The bottom line buy-in refers, of course, to a base S model stripper with manual transmission, roll-down windows, and no air. Much like every daily beater I’ve ever driven.
My test model, a mid-range SV likely to be the top-selling trim level, features power locks and windows, a four-speed automatic transmission, air conditioning, Bluetooth and a cute little 4.3-inch display screen with backup camera for $14,698.
There’s an available sporty SR model, boasting 16-inch machined alloy rims, side skirts and a jaunty rear spoiler — but it only adds some show and not an ounce of go. Optioned with the automatic transmission, it’s $16,748.
Strangely, not even the range-topping model is available with navigation nor leather upholstery. Heck, even the dreary Mirage offers navigation.
Although it resembles a shrunken Versa, and indeed shares its platform, the Micra’s design works better on this pert little scaled-down hatchback. So compact does the Micra appear, that the second set of doors are almost overlooked — yet add greatly to its utility and ease of entry.
As expected in a vehicle of this segment, the Micra’s interior is fashioned from plenty of hard plastics and durable cloth.
Plain and simple, though it may be, the cabin’s a fairly cheery place.
There’s a continued circular theme — from large round knobs, air vents and even the door handles — like random happy faces scattered throughout the interior. In a practical segment, plastics aren’t an automatic demerit point, they’re rugged and resist scratches better than soft-touch materials and clean up easier than fine leather.
I really liked the steering wheel. Thick and grippy, it boasted the thumb indents of a genuine driver’s car.
It’s not of course. The Micra, at least not in this incarnation, will never be mistaken for a hot hatch. At its Montreal unveiling this past spring, I jokingly asked Nissan’s senior product planning manager, Tim Franklin, if there were plans for a Nismo edition.

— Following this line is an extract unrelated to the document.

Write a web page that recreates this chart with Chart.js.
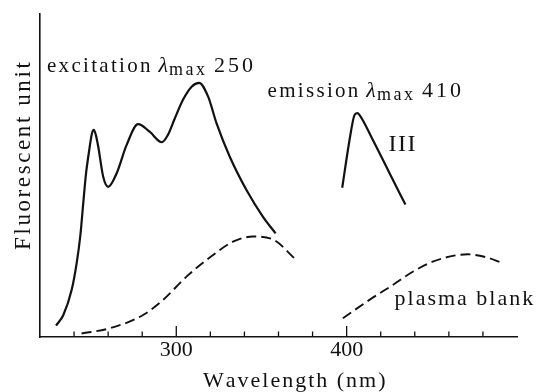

“Never say never,” he said.
However, for the time being we’ll just have to settle for the 109 hp and 107 lb.-ft. of torque produced by the 1.6L four-cylinder found across the model range. That output may sound paltry to hot-hatch fans — but it’s a lot more than the similarly priced Mirage’s 74 hp output. Transmission choices are a five-speed manual and four-speed automatic. Conspicuously absent is the continuously variable transmission (CVT) that dominates most of Nissan’s current portfolio — which would probably improve fuel economy, but also add cost in a segment where saving dollars is paramount.
Unlike European Micras (whose production continued during the years it was unavailable here), the Canadian vehicles receive front and rear sway bars and are tuned to have quicker steering ratios. On top of a nicely sprung suspension, this bolls down to a little car that really handles itself well in chaotic urban traffic.

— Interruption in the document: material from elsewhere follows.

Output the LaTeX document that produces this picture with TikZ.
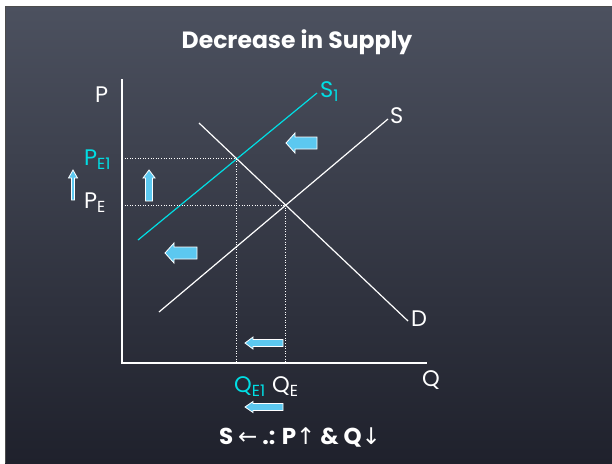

The steering is a bit on the numb side, but not disconcertingly so. Despite the powertrain’s modest output, the Micra has no trouble getting up to speed on the highway and though the engine does get a bit buzzy when pushed hard, it’s by no means obnoxious. Both hands on the wheel at high speeds though — it does tend to meander a bit on windy days.
As far as being fun to drive, the Micra strikes one off my list of daily beater requirements by being so darn cheerful you can forgive its rubbery steering and abundance of plastic. Turning radius is fantastic, which I discovered while threading my way through some of Toronto’s back alleyways in search of graffiti.
Seats are firm but really comfortable and there’s plenty of leg and headroom for such a pipsqueak of a car. With rear seats folded flat, there’s 408 litres of cargo space, which puts it ahead of competitors Mazda2, Ford Fiesta and Toyota Yaris. It’s certainly enough to suit my needs, easily swallowing my dirt and horse-sweat encrusted riding gear or bicycle. Strike another off my list of non-negotiables.
Official fuel ratings are 8.6L/100 km city, 6.6L highway and 7.7L combined. I actually managed 6.5L on the highway and around 8.3 on average during a week’s combined driving.
Overall, the Micra proves that saving money needn’t be a penance. But more importantly, it puts the cheerful back in cheap n’ cheerful.